Die Bürgerrechtsbewegung ist nur im Zusammenhang von politischen und sozialen Menschenrechten legitimiert Im Osten hat sich durch die deutsche Einheit das Defizit von den politischen auf die sozialen Aspekte verlagert. Heute ist ein solcher Problemdruck entstanden, dass er nicht durch ein paar Umverteilungen innerhalb der öffentlichen Finanzrecourcen zu beheben wäre. Das Problem liegt tiefer. Es ist berechtigt zu sagen, daß die in diesem Winter erfrorenen Obdachlosen trotz des persönlichen Anteiles an ihrem tragischen Geschick Systemopfer sind und dass dieses Problem nicht mit wärmenden Decken aus der Welt zu schaffen ist.

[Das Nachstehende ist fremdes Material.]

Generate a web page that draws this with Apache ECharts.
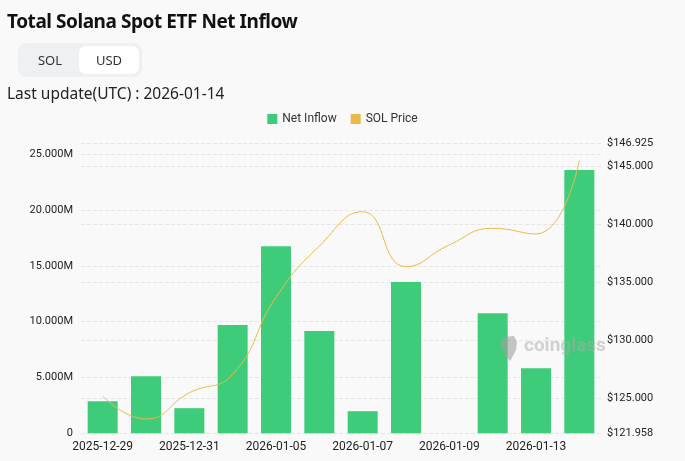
<!DOCTYPE html>
<html>
<head>
<meta charset="utf-8">
<script src="https://cdn.jsdelivr.net/npm/echarts@6/dist/echarts.min.js"></script>
<style>
  html, body { margin:0; padding:0; background:#f9f9f9; width:685px; height:461px; overflow:hidden; font-family: "Noto Sans", Roboto, sans-serif; }
  #title { position:absolute; left:7px; top:8px; font-size:19px; font-weight:700; color:#111; letter-spacing:-0.45px; }
  #toggle { position:absolute; left:18px; top:43px; width:124px; height:34px; background:#eef0f3; border-radius:8px; }
  #toggle .b { position:absolute; top:3px; height:28px; line-height:28px; text-align:center; font-size:13px; color:#333; border-radius:7px; }
  #toggle .sol { left:3px; width:58px; }
  #toggle .usd { left:61px; width:60px; background:#fff; }
  #upd { position:absolute; left:7px; top:82px; font-size:15.5px; color:#222; }
  #chart { position:absolute; left:0; top:0; width:685px; height:461px; }
</style>
</head>
<body>
<div id="chart"></div>
<div id="title">Total Solana Spot ETF Net Inflow</div>
<div id="toggle"><div class="b sol">SOL</div><div class="b usd">USD</div></div>
<div id="upd">Last update(UTC) : 2026-01-14</div>
<script>
const categories = ["2025-12-29","2025-12-30","2025-12-31","2026-01-02","2026-01-05","2026-01-06","2026-01-07","2026-01-08","2026-01-09","2026-01-12","2026-01-13","2026-01-14"];
const netInflow = [2880000, 5100000, 2250000, 9700000, 16750000, 9150000, 1980000, 13550000, 0, 10750000, 5820000, 23570000];
const solPrice = [125.17, 123.19, 125.45, 127.05, 133.7, 138.1, 141.06, 136.32, 138.2, 139.63, 139.14, 145.47];

const chart = echarts.init(document.getElementById('chart'));
const green = '#3ecc7b', yellow = '#ebb94a';
const maxInflow = Math.max(...netInflow);
const minP = Math.min(...solPrice), maxP = Math.max(...solPrice);
chart.setOption({
  backgroundColor: 'transparent',
  animation: false,
  textStyle: { fontFamily: 'Roboto, "Noto Sans", sans-serif' },
  legend: {
    top: 108, left: 'center', itemWidth: 10, itemHeight: 10, itemGap: 14,
    textStyle: { fontSize: 12, color: '#333' },
    data: [{ name: 'Net Inflow', icon: 'rect' }, { name: 'SOL Price', icon: 'rect' }]
  },
  grid: { left: 81, right: 84, top: 143.7, bottom: 27.7, containLabel: false },
  graphic: [{
    type: 'text', left: 524, top: 337, z: 100,
    style: { text: 'coinglass', fontSize: 19, fontWeight: 'bold', fill: 'rgba(170,170,170,0.5)', fontFamily: 'Roboto, sans-serif' }
  }, {
    type: 'polygon', z: 100,
    shape: { points: [[503,337],[514,336],[517,342],[516,350],[513,356],[510,361],[506,356],[502,349],[500,342]] },
    style: { fill: 'rgba(160,160,160,0.6)' }
  }],
  xAxis: {
    type: 'category', data: categories,
    axisLine: { show: false }, axisTick: { show: false },
    axisLabel: { interval: 1, color: '#222', fontSize: 12, margin: 8 }
  },
  yAxis: [{
    type: 'value', min: 0, max: maxInflow * 1.1, interval: 5000000,
    axisLabel: { color: '#222', fontSize: 11, margin: 8, showMaxLabel: false,
      formatter: v => v === 0 ? '0' : (v / 1e6).toFixed(3) + 'M' },
    splitLine: { lineStyle: { type: 'dashed', color: '#e6e6e6' } }
  }, {
    type: 'value', position: 'right', min: +(minP * 0.99).toFixed(3), max: +(maxP * 1.01).toFixed(3), splitNumber: 5,
    axisLabel: { color: '#222', fontSize: 11, margin: 6, showMinLabel: true, showMaxLabel: true,
      formatter: v => '$' + v.toFixed(3) },
    splitLine: { lineStyle: { type: 'dashed', color: '#e6e6e6' } }
  }],
  series: [{
    name: 'Net Inflow', type: 'bar', data: netInflow, barWidth: 30,
    itemStyle: { color: green }, z: 1
  }, {
    name: 'SOL Price', type: 'line', yAxisIndex: 1, data: solPrice, smooth: true,
    showSymbol: false, symbol: 'none', lineStyle: { color: yellow, width: 1 }, itemStyle: { color: yellow }, z: 3
  }]
});
</script>
</body>
</html>
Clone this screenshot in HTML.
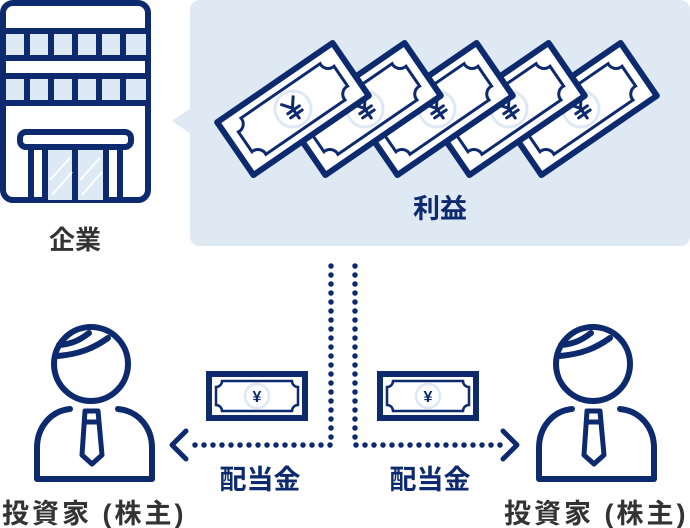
<!DOCTYPE html>
<html><head><meta charset="utf-8"><style>
html,body{margin:0;padding:0;background:#fff;}
svg{display:block}
text{font-family:"Liberation Sans","Noto Sans CJK JP",sans-serif;font-weight:bold}
</style></head><body>
<svg width="690" height="528" viewBox="0 0 690 528" xmlns="http://www.w3.org/2000/svg">
<defs>
<g id="bill">
<rect x="-70" y="-32" width="140" height="64" fill="#fff" stroke="#0d2a6e" stroke-width="6" stroke-linejoin="round"/>
<path d="M-48,-22 H48 A9,9 0 0 0 58,-12 V12 A9,9 0 0 0 48,22 H-48 A9,9 0 0 0 -58,12 V-12 A9,9 0 0 0 -48,-22 Z" fill="#fff" stroke="#0d2a6e" stroke-width="3"/>
<circle cx="0" cy="0" r="18" fill="#fff" stroke="#dde8f3" stroke-width="3"/>
<g stroke="#0d2a6e" stroke-width="3" fill="none" stroke-linecap="round"><path d="M-7,-10 L0,-1 L7,-10 M0,-1 V11 M-7,1 H7 M-7,6 H7"/></g>
</g>
<g id="sbill">
<rect x="-48" y="-22" width="96" height="44" fill="#fff" stroke="#0d2a6e" stroke-width="6"/>
<path d="M-35,-15 H35 A6,6 0 0 0 41,-9 V9 A6,6 0 0 0 35,15 H-35 A6,6 0 0 0 -41,9 V-9 A6,6 0 0 0 -35,-15 Z" fill="#fff" stroke="#0d2a6e" stroke-width="2.5"/>
<circle cx="0" cy="0" r="12" fill="#fff" stroke="#dde8f3" stroke-width="2.5"/>
<text x="0" y="6" font-size="16" text-anchor="middle" fill="#0d2a6e">¥</text>
</g>
<g id="person" fill="none" stroke="#0d2a6e" stroke-width="6" stroke-linecap="round" stroke-linejoin="round">
<circle cx="91" cy="364" r="37"/>
<path d="M58,356 C80,354 94,348 108,338"/>
<path d="M59,345 C72,344 80,340 89,333"/>
<path d="M70,409 C50,411 37,428 37,448 V479 H152 V448 C152,428 139,411 118,409"/>
<path d="M85,411 H98 L102,455 L92,464 L82,455 Z M85,422 H98" stroke-width="5"/>
</g>
</defs>
<rect x="190" y="0" width="500" height="246" rx="10" fill="#dee9f4"/>
<path d="M191,108 L172,121 L191,134 Z" fill="#dee9f4"/>
<g stroke="#0d2a6e" stroke-width="6" fill="#fff">
<rect x="3" y="3" width="145" height="197" rx="10"/>
</g>
<g fill="#dde9f4">
<rect x="6" y="33" width="140" height="22"/><rect x="6" y="78" width="140" height="22"/>
<rect x="48" y="150" width="55" height="50"/>
</g>
<g stroke="#0d2a6e" stroke-width="6" fill="none">
<path d="M3,31 H148 M3,58 H148 M3,76 H148 M3,103 H148"/>
<path d="M27,31 V58 M51,31 V58 M75,31 V58 M99,31 V58 M123,31 V58"/>
<path d="M27,76 V103 M51,76 V103 M75,76 V103 M99,76 V103 M123,76 V103"/>
<path d="M31,148 V200 M45,148 V200 M75,148 V200 M106,148 V200 M120,148 V200"/>
<rect x="20" y="132" width="111" height="15" rx="6" fill="#fff"/>
</g>
<path d="M50,180 L70,158 M52,195 L72,172 M80,180 L100,158 M82,195 L102,172" stroke="#fff" stroke-width="2"/>
<text x="75" y="249" font-size="26" text-anchor="middle" fill="#333">企業</text>
<use href="#bill" transform="translate(581,109) rotate(-34.5)"/>
<use href="#bill" transform="translate(509,109) rotate(-34.5)"/>
<use href="#bill" transform="translate(437,109) rotate(-34.5)"/>
<use href="#bill" transform="translate(365,109) rotate(-34.5)"/>
<use href="#bill" transform="translate(293,109) rotate(-34.5)"/>
<text x="440" y="218" font-size="27" text-anchor="middle" fill="#0d2a6e">利益</text>
<g stroke="#0d2a6e" stroke-width="5.5" stroke-linecap="round" stroke-dasharray="0 9" fill="none">
<path d="M331,266 V445 H188"/>
<path d="M355,266 V445 H505"/>
</g>
<g stroke="#0d2a6e" stroke-width="5" stroke-linecap="round" stroke-linejoin="round" fill="none">
<path d="M186,431 L172,445 L186,459"/>
<path d="M503,431 L517,445 L503,459"/>
</g>
<use href="#sbill" transform="translate(257,396)"/>
<use href="#sbill" transform="translate(428,396)"/>
<text x="260" y="489" font-size="27" text-anchor="middle" fill="#0d2a6e">配当金</text>
<text x="430" y="489" font-size="27" text-anchor="middle" fill="#0d2a6e">配当金</text>
<use href="#person"/>
<use href="#person" transform="translate(502,0)"/>
<text x="2" y="523" font-size="27" letter-spacing="3" fill="#333">投資家 (株主)</text>
<text x="504" y="523" font-size="27" letter-spacing="3" fill="#333">投資家 (株主)</text>
</svg>
</body></html>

Hier müssen neue Denkweisen einer anderen Sozialpolitik entwickelt werden – zum Beispiel die Idee der Grünen von einer Grundversorgung für alle.

Es geht nicht um die PDS, von der allerdings verlangt werden sollte, das schuldhafte Versagen der SED beim Aufbau einer Solidargesellschaft zu analysieren. Heute ist es notwendig, dass das politische Deutschland endlich die anstehenden Probleme zur Kenntnis nimmt, statt sich in Polemik zu versteifen und Freiheitsparolen zu trällern. Es darf nicht sein, daß die Auseinandersetzung mit dem politischen Gegner den Blick auf die menschlichen Probleme verstellt und daß der Kampf gegen aufgemalte Popanze diejenige Denkkraft verbraucht, die für die Suche nach Alternativen nötig wäre. Der Parteienstreit – so wichtig er in einer Demokratie ist – sollte auf ein Maß und in eine Form gebracht werden, die es erlauben, wieder scharfzüngig zu werden statt Phrasen zu dreschen. Es wäre schlimm, wenn ‚der von der CDU angezettelte Streit um die PDS zu einer politischen Starre führen würde – entweder durch Ausgrenzung oder durch Blockbildung. In der Erfurter Erklärung sind dafür gute Worte gefunden worden.